SPD Engine data file
the data component of an SPD Engine data set. In contrast to SAS data files, SPD Engine data files contain only data; they do not contain metadata. The SPD Engine does not support data views.
SPD Engine data set
a data set created by the SPD Engine that has up to four component files: one for data, one for metadata, and two for any indexes. The minimum number of component files is two: data and metadata. Data is separated from the metadata for SPD Engine file organization.
symmetric multiprocessing
a hardware and software architecture that can improve the speed of I/O and processing. An SMP machine has multiple CPUs and a thread-enabled operating system. An SMP machine is usually configured with multiple controllers and with multiple disk drives per controller. Short form: SMP.
thread
a single path of execution of a process that runs on a core on a CPU.

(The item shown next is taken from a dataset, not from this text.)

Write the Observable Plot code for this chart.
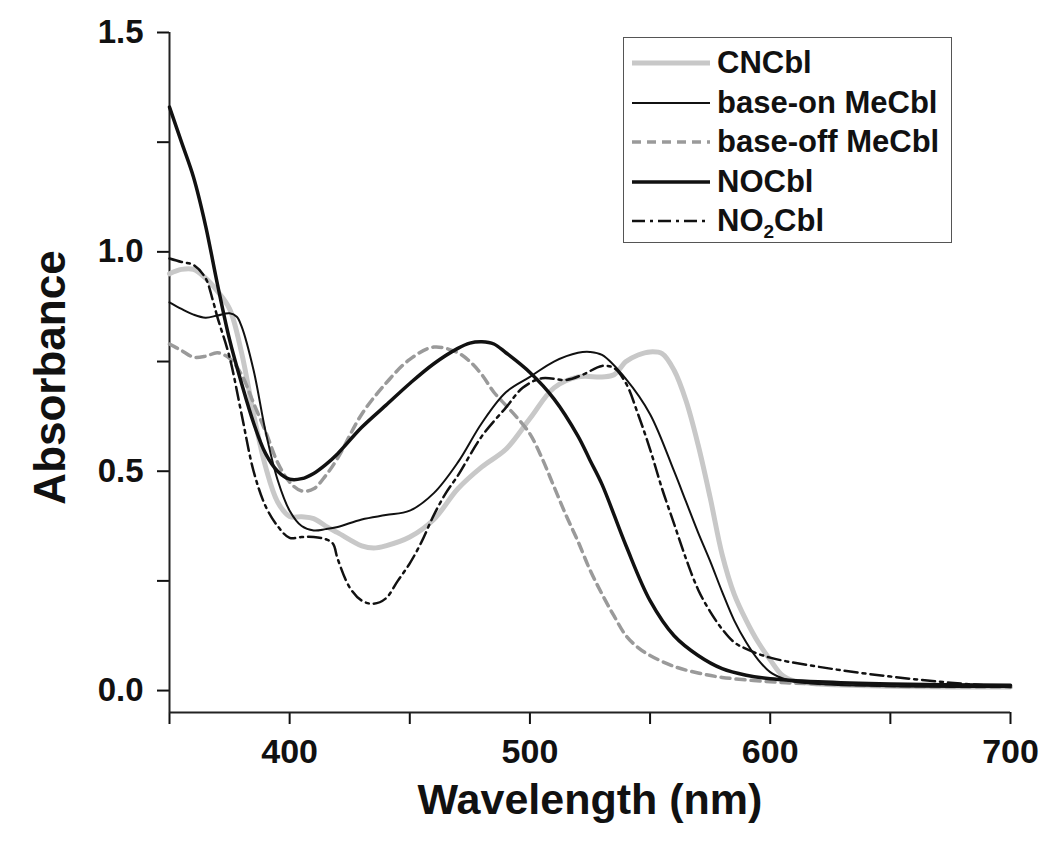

thread-enabled operating system
an operating system that can coordinate symmetric access by multiple CPUs to a shared main memory space. This coordinated access enables threads from the same process to share data very efficiently.
thread-enabled procedure
a SAS procedure that supports threaded I/O or threaded processing.
threaded I/O
I/O that is performed by multiple threads in order to increase its speed. In order for threaded I/O to improve performance significantly, the application that is performing the I/O must be capable of processing the data rapidly as well.
threaded processing
processing that is performed in multiple threads in order to improve the speed of CPU-bound applications.
threading
a high-performance technology for either data processing or data I/O in which a task is divided into threads that are executed concurrently on multiple cores on one or more CPUs.
time to solution
the elapsed time that is required for completing a task. Time-to- solution measurements are used to compare the performance of software applications in different computing environments. In other words, they can be used to measure scalability.
WHERE expression
defines the criteria for selecting observations.